Dans l’œuvre achevée, la couleur devient un élément central, presque sauvage. Les deux figures féminines au centre, avec leurs chevelures flamboyantes, sont cernées de contours rouges vifs, soulignant les courbes des corps nus. La juxtaposition des teintes vertes, bleues, et jaunes crée un effet d’ondulation et de fusion entre les figures et le paysage environnant. Les contours ne modèlent plus les corps, mais les ouvrent à l’espace chromatique global, créant une fusion entre les formes humaines et naturelles qui confère à l’œuvre une vitalité unique.
La simplification des formes est une autre caractéristique clé de Le Bonheur de vivre. La perspective, bien que présente, est irrégulière, presque floue, marquée par l’échelle des personnages et la composition pyramidale. Les corps, les arbres, et les animaux sont réduits à des formes élémentaires, esquissées par des lignes rapides et fugitives. Les visages sont à peine ébauchés, et les corps semblent se fondre les uns dans les autres, créant une impression de mouvement perpétuel.
Cette quête de simplification et de pureté des formes répond à la complexité et au détail des traditions artistiques antérieures. En juxtaposant couleurs chaudes et froides, et en réduisant les figures à leur essence, Matisse parvient à subvertir les codes de l’histoire de l’art tout en s’inscrivant dans sa continuité.
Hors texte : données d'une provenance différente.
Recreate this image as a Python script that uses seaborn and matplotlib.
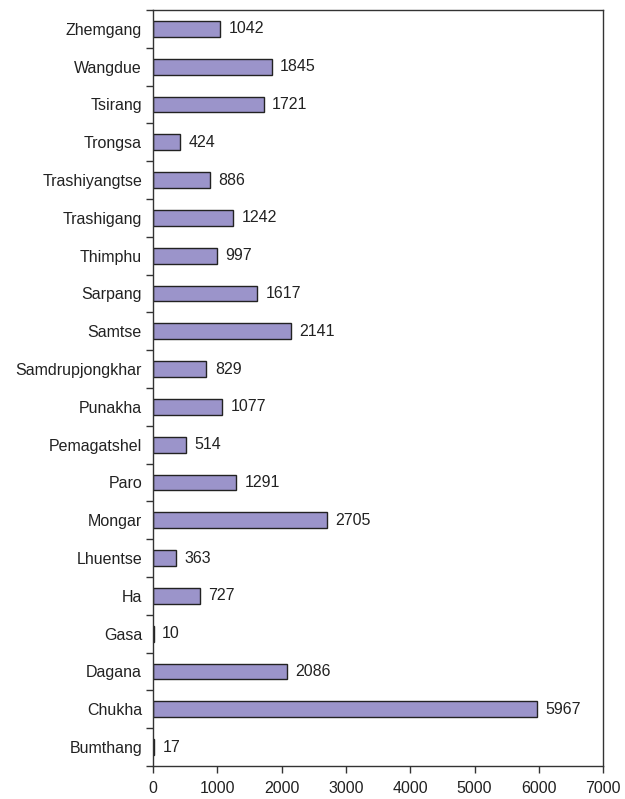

Le Bonheur de vivre d'Henri Matisse est bien plus qu'une simple peinture : c’est un manifeste du fauvisme, un mouvement qui prône la libération de la couleur pure, la déconstruction des formes traditionnelles, et une nouvelle manière de percevoir et de représenter le monde. Par cette œuvre, Matisse n'a pas seulement marqué une rupture avec le passé, mais a ouvert la voie à une nouvelle ère de l'art moderne, où la couleur et la forme deviennent les vecteurs principaux de l'expression artistique. Le Bonheur de vivre demeure une œuvre emblématique, un témoignage vibrant de la révolution fauve qui a façonné l'art du XXe siècle.